Instructions for the task –
Reproduce the listing word for word. Skip any image.

-.-.-

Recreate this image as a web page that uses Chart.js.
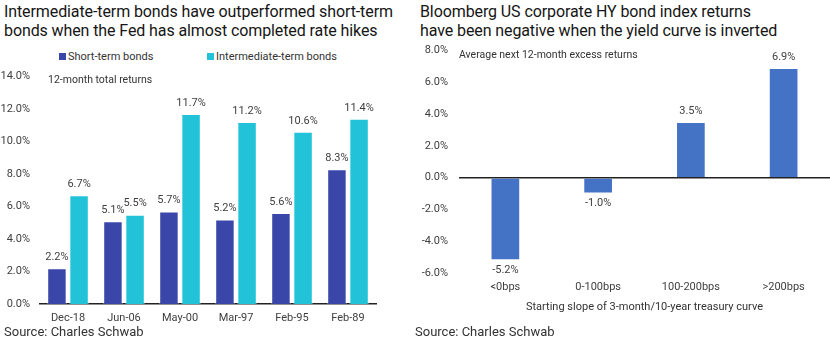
<!DOCTYPE html>
<html>
<head>
<meta charset="utf-8">
<script src="https://cdn.jsdelivr.net/npm/chart.js@4.4.1/dist/chart.umd.min.js"></script>
<style>
  html, body { margin: 0; padding: 0; background: #fff; }
  body { width: 830px; height: 342px; position: relative; overflow: hidden; font-family: Roboto, sans-serif; color: #222; }
  .title { position: absolute; font-size: 16px; line-height: 18.5px; letter-spacing: -0.1px; color: #151515; white-space: nowrap; }
  .source { position: absolute; font-size: 13px; color: #333; top: 324px; }
  .note { position: absolute; font-size: 10.5px; color: #333; white-space: nowrap; }
  .legend { position: absolute; top: 50px; font-size: 11px; color: #333; white-space: nowrap; }
  .legend span.sw { display: inline-block; width: 7px; height: 7px; margin-right: 2px; vertical-align: 0px; }
  canvas { position: absolute; }
</style>
</head>
<body>
<div class="title" style="left:4px;top:3px">Intermediate-term bonds have outperformed short-term<br>bonds when the Fed has almost completed rate hikes</div>
<div class="title" style="left:420px;top:3px">Bloomberg US corporate HY bond index returns<br>have been negative when the yield curve is inverted</div>

<div id="legendLeft"></div>

<canvas id="leftChart" style="left:0;top:60px" width="392" height="270"></canvas>
<canvas id="rightChart" style="left:415px;top:33px" width="415" height="287"></canvas>

<div class="note" style="left:48px;top:73px">12-month total returns</div>
<div class="note" style="left:459px;top:48px">Average next 12-month excess returns</div>

<div class="source" style="left:4px">Source: Charles Schwab</div>
<div class="source" style="left:415px">Source: Charles Schwab</div>

<script>
// Fed hike cycles
const periodos = ['Dec-18', 'Jun-06', 'May-00', 'Mar-97', 'Feb-95', 'Feb-89']
const curtoPrazo = [2.2, 5.1, 5.7, 5.2, 5.6, 8.3]
const medioPrazo = [6.7, 5.5, 11.7, 11.2, 10.6, 11.4]

// HY excess returns by curve slope
const faixasCurva = ['<0bps', '0-100bps', '100-200bps', '>200bps']
const retornosHY = [-5.2, -1.0, 3.5, 6.9]

const corCurto = '#3a46a8'
const corMedio = '#22c3d8'
const corHY = '#4472c4'
const corTexto = '#404040'

Chart.defaults.font.family = 'Roboto, sans-serif'
Chart.defaults.font.size = 11
Chart.defaults.color = corTexto
Chart.defaults.animation = false

const pct = v => v.toFixed(1) + '%'

// Rótulos de valor acima/abaixo das barras
const rotulosValor = {
  id: 'rotulosValor',
  afterDatasetsDraw(chart) {
    const ctx = chart.ctx
    ctx.save()
    ctx.font = '11px Roboto, sans-serif'
    ctx.fillStyle = corTexto
    ctx.textAlign = 'center'
    ctx.textBaseline = 'middle'
    chart.data.datasets.forEach((ds, i) => {
      chart.getDatasetMeta(i).data.forEach((bar, j) => {
        const v = ds.data[j]
        const y = v >= 0 ? bar.y - 11 : bar.y + 10
        ctx.fillText(pct(v), bar.x, y)
      })
    })
    ctx.restore()
  }
}

const leftChart = new Chart(document.getElementById('leftChart'), {
  type: 'bar',
  data: {
    labels: periodos,
    datasets: [
      { label: 'Short-term bonds', data: curtoPrazo, backgroundColor: corCurto, borderColor: 'rgba(255,255,255,0.5)', borderWidth: 1 },
      { label: 'Intermediate-term bonds', data: medioPrazo, backgroundColor: corMedio, borderColor: 'rgba(255,255,255,0.5)', borderWidth: 1 }
    ]
  },
  options: {
    responsive: false,
    categoryPercentage: 0.79,
    barPercentage: 0.88,
    layout: { padding: { top: 15, right: 16, left: 0, bottom: 0 } },
    plugins: { legend: { display: false }, tooltip: { enabled: false } },
    scales: {
      x: {
        grid: { display: false, drawTicks: false },
        border: { display: true, color: '#222', width: 1.5 },
        ticks: { padding: 8 },
        afterFit: s => { s.height = 26 }
      },
      y: {
        min: 0, max: 14,
        ticks: { stepSize: 2, padding: 10, callback: v => pct(v) },
        grid: { display: false, drawTicks: false },
        border: { display: false },
        afterFit: s => { s.width = 40 }
      }
    }
  },
  plugins: [rotulosValor]
})

// Legenda em HTML montada a partir dos datasets
const legenda = document.getElementById('legendLeft')
const posLegenda = [59, 207]
leftChart.data.datasets.forEach((ds, i) => {
  const item = document.createElement('div')
  item.className = 'legend'
  item.style.left = posLegenda[i] + 'px'
  item.innerHTML = `<span class="sw" style="background:${ds.backgroundColor}"></span>${ds.label}`
  legenda.appendChild(item)
})

new Chart(document.getElementById('rightChart'), {
  type: 'bar',
  data: {
    labels: faixasCurva,
    datasets: [
      { data: retornosHY, backgroundColor: corHY, borderColor: 'rgba(255,255,255,0.5)', borderWidth: 1 }
    ]
  },
  options: {
    responsive: false,
    categoryPercentage: 0.8,
    barPercentage: 0.4,
    layout: { padding: { top: 3, right: 0, left: 0, bottom: 0 } },
    plugins: { legend: { display: false }, tooltip: { enabled: false } },
    scales: {
      x: {
        grid: { display: false, drawTicks: false },
        border: { display: false },
        ticks: { padding: 8 },
        title: { display: true, text: 'Starting slope of 3-month/10-year treasury curve', color: '#333', font: { size: 11 }, padding: { top: 4, bottom: 6 } },
        afterFit: s => { s.height = 47 }
      },
      y: {
        min: -6, max: 8,
        ticks: { stepSize: 2, padding: 11, callback: v => pct(v) },
        grid: {
          drawTicks: false,
          color: c => c.tick && c.tick.value === 0 ? '#222' : 'transparent',
          lineWidth: c => c.tick && c.tick.value === 0 ? 1.5 : 0
        },
        border: { display: false },
        afterFit: s => { s.width = 44 }
      }
    }
  },
  plugins: [rotulosValor]
})
</script>
</body>
</html>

-.-.-

Output of the task –
Recreate this image as a web page that uses Chart.js.
<!DOCTYPE html>
<html>
<head>
<meta charset="utf-8">
<script src="https://cdn.jsdelivr.net/npm/chart.js@4.4.1/dist/chart.umd.min.js"></script>
<style>
  html, body { margin: 0; padding: 0; background: #fff; }
  body { width: 830px; height: 342px; position: relative; overflow: hidden; font-family: Roboto, sans-serif; color: #222; }
  .title { position: absolute; font-size: 16px; line-height: 18.5px; letter-spacing: -0.1px; color: #151515; white-space: nowrap; }
  .source { position: absolute; font-size: 13px; color: #333; top: 324px; }
  .note { position: absolute; font-size: 10.5px; color: #333; white-space: nowrap; }
  .legend { position: absolute; top: 50px; font-size: 11px; color: #333; white-space: nowrap; }
  .legend span.sw { display: inline-block; width: 7px; height: 7px; margin-right: 2px; vertical-align: 0px; }
  canvas { position: absolute; }
</style>
</head>
<body>
<div class="title" style="left:4px;top:3px">Intermediate-term bonds have outperformed short-term<br>bonds when the Fed has almost completed rate hikes</div>
<div class="title" style="left:420px;top:3px">Bloomberg US corporate HY bond index returns<br>have been negative when the yield curve is inverted</div>

<div id="legendLeft"></div>

<canvas id="leftChart" style="left:0;top:60px" width="392" height="270"></canvas>
<canvas id="rightChart" style="left:415px;top:33px" width="415" height="287"></canvas>

<div class="note" style="left:48px;top:73px">12-month total returns</div>
<div class="note" style="left:459px;top:48px">Average next 12-month excess returns</div>

<div class="source" style="left:4px">Source: Charles Schwab</div>
<div class="source" style="left:415px">Source: Charles Schwab</div>

<script>
// Fed hike cycles
const periodos = ['Dec-18', 'Jun-06', 'May-00', 'Mar-97', 'Feb-95', 'Feb-89']
const curtoPrazo = [2.2, 5.1, 5.7, 5.2, 5.6, 8.3]
const medioPrazo = [6.7, 5.5, 11.7, 11.2, 10.6, 11.4]

// HY excess returns by curve slope
const faixasCurva = ['<0bps', '0-100bps', '100-200bps', '>200bps']
const retornosHY = [-5.2, -1.0, 3.5, 6.9]

const corCurto = '#3a46a8'
const corMedio = '#22c3d8'
const corHY = '#4472c4'
const corTexto = '#404040'

Chart.defaults.font.family = 'Roboto, sans-serif'
Chart.defaults.font.size = 11
Chart.defaults.color = corTexto
Chart.defaults.animation = false

const pct = v => v.toFixed(1) + '%'

// Rótulos de valor acima/abaixo das barras
const rotulosValor = {
  id: 'rotulosValor',
  afterDatasetsDraw(chart) {
    const ctx = chart.ctx
    ctx.save()
    ctx.font = '11px Roboto, sans-serif'
    ctx.fillStyle = corTexto
    ctx.textAlign = 'center'
    ctx.textBaseline = 'middle'
    chart.data.datasets.forEach((ds, i) => {
      chart.getDatasetMeta(i).data.forEach((bar, j) => {
        const v = ds.data[j]
        const y = v >= 0 ? bar.y - 11 : bar.y + 10
        ctx.fillText(pct(v), bar.x, y)
      })
    })
    ctx.restore()
  }
}

const leftChart = new Chart(document.getElementById('leftChart'), {
  type: 'bar',
  data: {
    labels: periodos,
    datasets: [
      { label: 'Short-term bonds', data: curtoPrazo, backgroundColor: corCurto, borderColor: 'rgba(255,255,255,0.5)', borderWidth: 1 },
      { label: 'Intermediate-term bonds', data: medioPrazo, backgroundColor: corMedio, borderColor: 'rgba(255,255,255,0.5)', borderWidth: 1 }
    ]
  },
  options: {
    responsive: false,
    categoryPercentage: 0.79,
    barPercentage: 0.88,
    layout: { padding: { top: 15, right: 16, left: 0, bottom: 0 } },
    plugins: { legend: { display: false }, tooltip: { enabled: false } },
    scales: {
      x: {
        grid: { display: false, drawTicks: false },
        border: { display: true, color: '#222', width: 1.5 },
        ticks: { padding: 8 },
        afterFit: s => { s.height = 26 }
      },
      y: {
        min: 0, max: 14,
        ticks: { stepSize: 2, padding: 10, callback: v => pct(v) },
        grid: { display: false, drawTicks: false },
        border: { display: false },
        afterFit: s => { s.width = 40 }
      }
    }
  },
  plugins: [rotulosValor]
})

// Legenda em HTML montada a partir dos datasets
const legenda = document.getElementById('legendLeft')
const posLegenda = [59, 207]
leftChart.data.datasets.forEach((ds, i) => {
  const item = document.createElement('div')
  item.className = 'legend'
  item.style.left = posLegenda[i] + 'px'
  item.innerHTML = `<span class="sw" style="background:${ds.backgroundColor}"></span>${ds.label}`
  legenda.appendChild(item)
})

new Chart(document.getElementById('rightChart'), {
  type: 'bar',
  data: {
    labels: faixasCurva,
    datasets: [
      { data: retornosHY, backgroundColor: corHY, borderColor: 'rgba(255,255,255,0.5)', borderWidth: 1 }
    ]
  },
  options: {
    responsive: false,
    categoryPercentage: 0.8,
    barPercentage: 0.4,
    layout: { padding: { top: 3, right: 0, left: 0, bottom: 0 } },
    plugins: { legend: { display: false }, tooltip: { enabled: false } },
    scales: {
      x: {
        grid: { display: false, drawTicks: false },
        border: { display: false },
        ticks: { padding: 8 },
        title: { display: true, text: 'Starting slope of 3-month/10-year treasury curve', color: '#333', font: { size: 11 }, padding: { top: 4, bottom: 6 } },
        afterFit: s => { s.height = 47 }
      },
      y: {
        min: -6, max: 8,
        ticks: { stepSize: 2, padding: 11, callback: v => pct(v) },
        grid: {
          drawTicks: false,
          color: c => c.tick && c.tick.value === 0 ? '#222' : 'transparent',
          lineWidth: c => c.tick && c.tick.value === 0 ? 1.5 : 0
        },
        border: { display: false },
        afterFit: s => { s.width = 44 }
      }
    }
  },
  plugins: [rotulosValor]
})
</script>
</body>
</html>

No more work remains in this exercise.